Copy out exactly the lines from the one holding "Recreate this image as a Python" through the one holding "from matplotlib import pyplot as plt", ends included; omit images.

Records with drawing code
>> START

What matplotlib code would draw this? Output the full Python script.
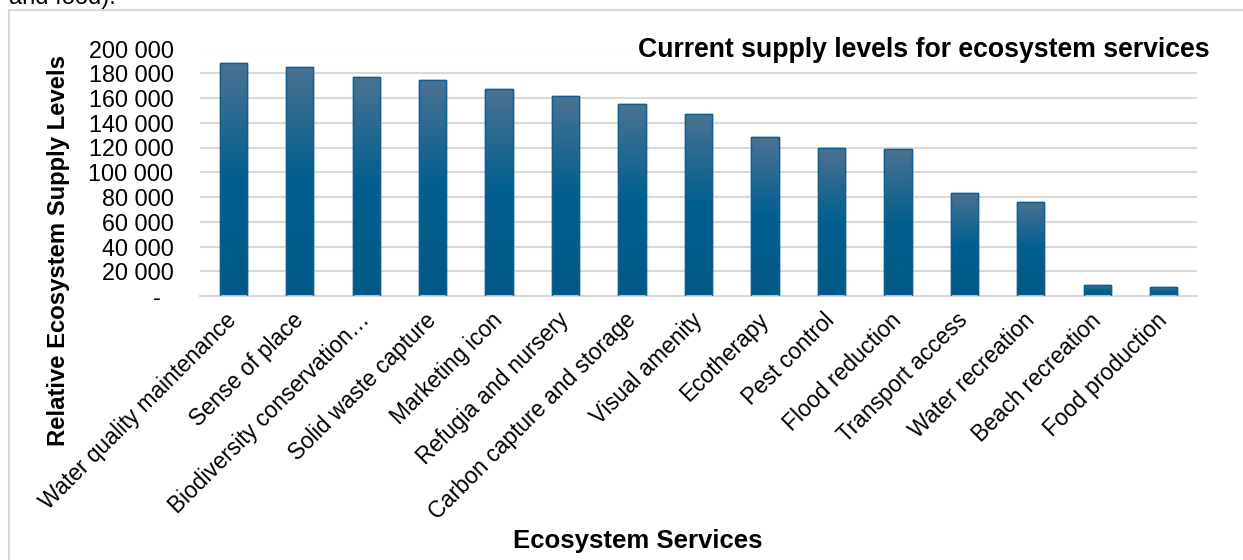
import numpy as np
import matplotlib
matplotlib.use("Agg")
import matplotlib.pyplot as plt
from matplotlib.colors import LinearSegmentedColormap
from matplotlib.patches import Rectangle
from matplotlib.lines import Line2D
from matplotlib.ticker import FuncFormatter, MultipleLocator

plt.rcParams['font.family'] = ['Liberation Sans', 'DejaVu Sans']

# supply level per ecosystem service
services = [
    "Water quality maintenance", "Sense of place", "Biodiversity conservation\u2026",
    "Solid waste capture", "Marketing icon", "Refugia and nursery",
    "Carbon capture and storage", "Visual amenity", "Ecotherapy", "Pest control",
    "Flood reduction", "Transport access", "Water recreation", "Beach recreation",
    "Food production",
]
supply = [188000, 185200, 177100, 174600, 167100, 162000, 155000, 147000,
          128300, 119300, 118500, 83000, 76300, 8700, 7100]

fig = plt.figure(figsize=(12.43, 5.6), dpi=100)
ax = fig.add_axes([200 / 1243, 1 - 296 / 560, 997 / 1243, 247.5 / 560])

x = np.arange(len(services))
bars = ax.bar(x, supply, width=0.41, color='#005b8b', edgecolor='#0f5f8e',
              linewidth=1.0, zorder=2)

# vertical gradient inside each bar: greyish blue at the top, deep blue below
cmap = LinearSegmentedColormap.from_list(
    "bar", [(0.0, '#005986'), (0.5, '#005f8f'), (1.0, '#4b7293')])
grad = np.linspace(0, 1, 256).reshape(-1, 1)
for b in bars:
    x0, w, h = b.get_x(), b.get_width(), b.get_height()
    im = ax.imshow(grad, cmap=cmap, origin='lower', aspect='auto',
                   extent=[x0, x0 + w, 0, h], zorder=2.5)
    im.set_clip_path(b)
    ax.add_patch(Rectangle((x0, 0), w, h, fill=False, edgecolor='#0f5f8e',
                           linewidth=1.0, zorder=3))

ax.set_xlim(-0.5, len(services) - 0.5)
ax.set_ylim(0, 200000)
ax.yaxis.set_major_locator(MultipleLocator(20000))


def fmt(v, pos):
    if v == 0:
        return "-  "
    return f"{int(v):,}".replace(",", " ")


ax.yaxis.set_major_formatter(FuncFormatter(fmt))
ax.grid(axis='y', color='#d9d9d9', linewidth=1.5, zorder=0)
ax.set_axisbelow(True)
for s in ['top', 'right', 'left']:
    ax.spines[s].set_visible(False)
ax.spines['bottom'].set_color('#d9d9d9')
ax.spines['bottom'].set_linewidth(1.5)
ax.tick_params(axis='both', length=0, colors='black')
ax.tick_params(axis='y', pad=19, labelsize=16.8)
ax.set_xticks(x)
ax.set_xticklabels(services, rotation=45, ha='right', rotation_mode='anchor',
                   va='center', fontsize=16.3)
ax.tick_params(axis='x', pad=15)

fig.text(59 / 1243, 1 - 250 / 560, "Relative Ecosystem Supply Levels",
         rotation=90, ha='center', va='center', fontsize=17.2, fontweight='bold')
fig.text(638 / 1243, 1 - 541 / 560, "Ecosystem Services",
         ha='center', va='center', fontsize=18.5, fontweight='bold')
fig.text(1210 / 1243, 1 - 50 / 560, "Current supply levels for ecosystem services",
         ha='right', va='center', fontsize=19.2, fontweight='bold')

# chart frame and the tail of the caption above it
fig.add_artist(Line2D([9 / 1243, 1], [1 - 10 / 560] * 2, color='#d9d9d9', lw=1.5))
fig.add_artist(Line2D([9 / 1243] * 2, [0, 1 - 10 / 560], color='#d9d9d9', lw=1.5))
fig.text(9 / 1243, 1 - 4 / 560, "and food).", ha='left', va='baseline', fontsize=17)

fig.savefig("out.png", dpi=100)
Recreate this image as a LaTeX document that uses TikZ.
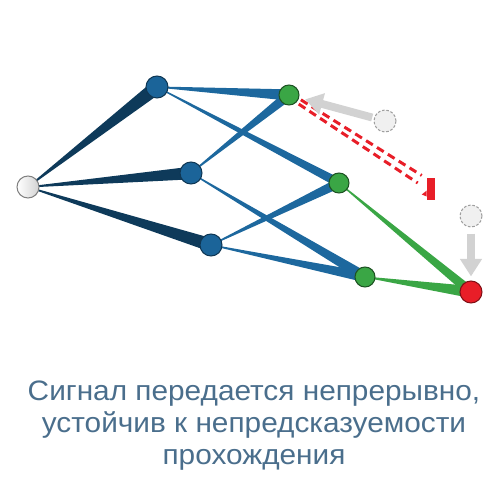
\documentclass[tikz,border=0pt]{standalone}
\usepackage{fontspec}
\setmainfont{Liberation Sans}[FakeStretch=1.06]
\usetikzlibrary{calc,arrows.meta,backgrounds}
\definecolor{navy}{RGB}{14,58,90}
\definecolor{wire}{RGB}{29,104,158}
\definecolor{nodeblue}{RGB}{27,100,153}
\definecolor{leaf}{RGB}{58,166,69}
\definecolor{alarm}{RGB}{232,30,40}
\definecolor{caption}{RGB}{74,110,140}
\begin{document}
\begin{tikzpicture}
[x=0.02cm,y=-0.02cm,
every node/.style={draw,circle,inner sep=0pt,line width=0.6pt},
relay/.style={minimum size=0.44cm,fill=nodeblue,draw=nodeblue!55!black},
sink/.style={minimum size=0.4cm,fill=leaf,draw=leaf!50!black},
ghost/.style={minimum size=0.44cm,fill=gray!12,draw=gray!75,dash pattern=on 1.5pt off 1pt},
ghostarrow/.style={draw=gray!35,line width=4.5pt,-{Triangle[length=10pt,width=12pt]}},
broken/.style={alarm,line width=1.7pt,dash pattern=on 4.5pt off 2.8pt}]
	\useasboundingbox (0,0) rectangle (500,500);
	\node[minimum size=0.44cm,draw=gray,left color=white,right color=gray!35] (src) at (28,187) {};
	\node[relay] (a1) at (157,87) {};
	\node[relay] (a2) at (191,173) {};
	\node[relay] (a3) at (211,245) {};
	\node[sink] (g1) at (289,95) {};
	\node[sink] (g2) at (339,183) {};
	\node[sink] (g3) at (365,277) {};
	\node[minimum size=0.44cm,fill=alarm,draw=alarm!55!black] (rx) at (471,292) {};
	\node[ghost] (gh1) at (385,121) {};
	\node[ghost] (gh2) at (471,216) {};
	\node[rectangle,draw=none,fill=alarm,minimum width=0.15cm,minimum height=0.44cm] (stop) at (431,189) {};
	\fill[alarm] ($(stop.south west)+(0,-10)$) -- ++(-5,4) -- ++(5,2) -- cycle;
	\begin{scope}[on background layer]
		\foreach \s/\t/\w/\c in {src/a1/4pt/navy,src/a2/3.6pt/navy,src/a3/3.8pt/navy,
			a1/g1/3.2pt/wire,a1/g2/2.6pt/wire,a2/g1/2.8pt/wire,a2/g3/3pt/wire,
			a3/g2/2.8pt/wire,a3/g3/3pt/wire,g2/rx/2.8pt/leaf,g3/rx/3.4pt/leaf}
			\fill[\c] ($(\s)!0.3pt!90:(\t)$) -- ($(\t)!\w!-90:(\s)$) -- ($(\t)!\w!90:(\s)$) -- ($(\s)!0.3pt!-90:(\t)$) -- cycle;
		\draw[broken] ($(g1)+(1,-2)$) -- ($(stop.north west)+(-5,-2)$);
		\draw[broken] ($(g1)+(-1,2)$) -- ($(stop.west)+(-9,-6)$);
	\end{scope}
	\draw[ghostarrow,shorten <=1pt,shorten >=3.5pt] (gh1) -- (g1);
	\draw[ghostarrow,shorten <=3.4pt,shorten >=2.3pt] (gh2) -- (rx);
	\node[draw=none,rectangle,align=center,text=caption,font=\fontsize{16}{18.2}\selectfont] (label) at (254,426) {Сигнал передается непрерывно,\\устойчив к непредсказуемости\\прохождения};
\end{tikzpicture}
\end{document}
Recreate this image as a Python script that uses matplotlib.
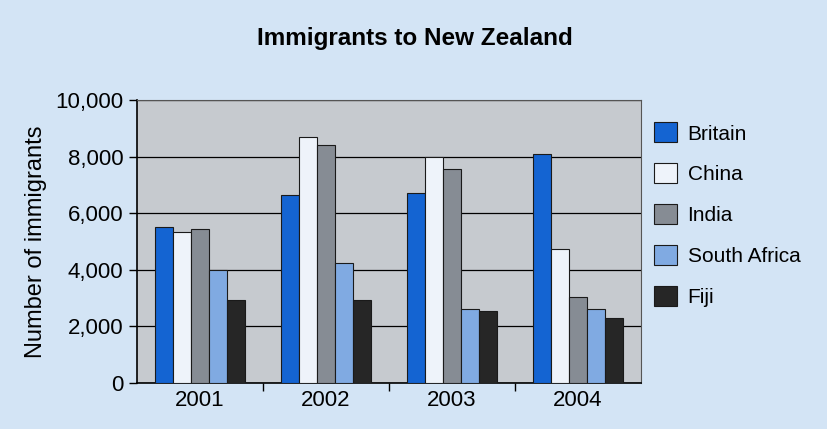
import numpy as np
import matplotlib
matplotlib.use('Agg')
from matplotlib import pyplot as plt

years = ['2001', '2002', '2003', '2004']
countries = ['Britain', 'China', 'India', 'South Africa', 'Fiji']
britain = [5500, 6650, 6700, 8100]
china = [5350, 8700, 8000, 4750]
india = [5450, 8400, 7550, 3050]
south_africa = [4000, 4250, 2600, 2600]
fiji = [2950, 2950, 2550, 2300]
series = [britain, china, india, south_africa, fiji]
colors = ['#1464d2', '#eef3fa', '#868c94', '#80aae2', '#262626']

plt.rcParams['font.family'] = ['Liberation Sans', 'DejaVu Sans']

fig = plt.figure(figsize=(8.28, 4.29), dpi=100)
fig.patch.set_facecolor('#d3e4f5')
ax = fig.add_axes([0.1655, 0.107, 0.6085, 0.66])
ax.set_facecolor('#c6cacf')

x = np.arange(len(years))
w = 0.144
for i, (vals, c) in enumerate(zip(series, colors)):
    ax.bar(x + (i - 2) * w, vals, w, color=c, edgecolor='#1a1a1a', linewidth=0.8,
           label=countries[i], zorder=3)

ax.set_xlim(-0.5, 3.5)
ax.set_ylim(0, 10000)
ax.set_yticks(range(0, 10001, 2000))
ax.set_yticklabels(['{:,}'.format(v) for v in range(0, 10001, 2000)], fontsize=16)
ax.yaxis.grid(True, color='black', linewidth=0.9, zorder=1)
ax.set_axisbelow(True)

# year labels in the middle, tick marks between the groups
ax.set_xticks(x)
ax.set_xticklabels(years, fontsize=16)
ax.tick_params(axis='x', length=0, pad=5)
ax.set_xticks([0.5, 1.5, 2.5], minor=True)
ax.tick_params(axis='x', which='minor', length=6, width=1, direction='out')
ax.tick_params(axis='y', length=6, width=1, direction='out', pad=4)

for s in ['left', 'bottom']:
    ax.spines[s].set_color('black')
    ax.spines[s].set_linewidth(1.2)
for s in ['top', 'right']:
    ax.spines[s].set_color('#555555')
    ax.spines[s].set_linewidth(0.8)

ax.set_ylabel('Number of immigrants', fontsize=17, labelpad=6)
fig.text(0.501, 0.911, 'Immigrants to New Zealand', ha='center', va='center',
         fontsize=17.5, fontweight='bold')

ax.legend(loc='upper left', bbox_to_anchor=(1.01, 0.95), frameon=False,
          fontsize=15, handlelength=1.1, handleheight=1.1, labelspacing=0.95,
          handletextpad=0.5, borderaxespad=0)

fig.savefig('out.png', dpi=100, facecolor=fig.get_facecolor())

>> END

— Exercise answer —
Recreate this image as a Python script that uses matplotlib.
import numpy as np
import matplotlib
matplotlib.use('Agg')
from matplotlib import pyplot as plt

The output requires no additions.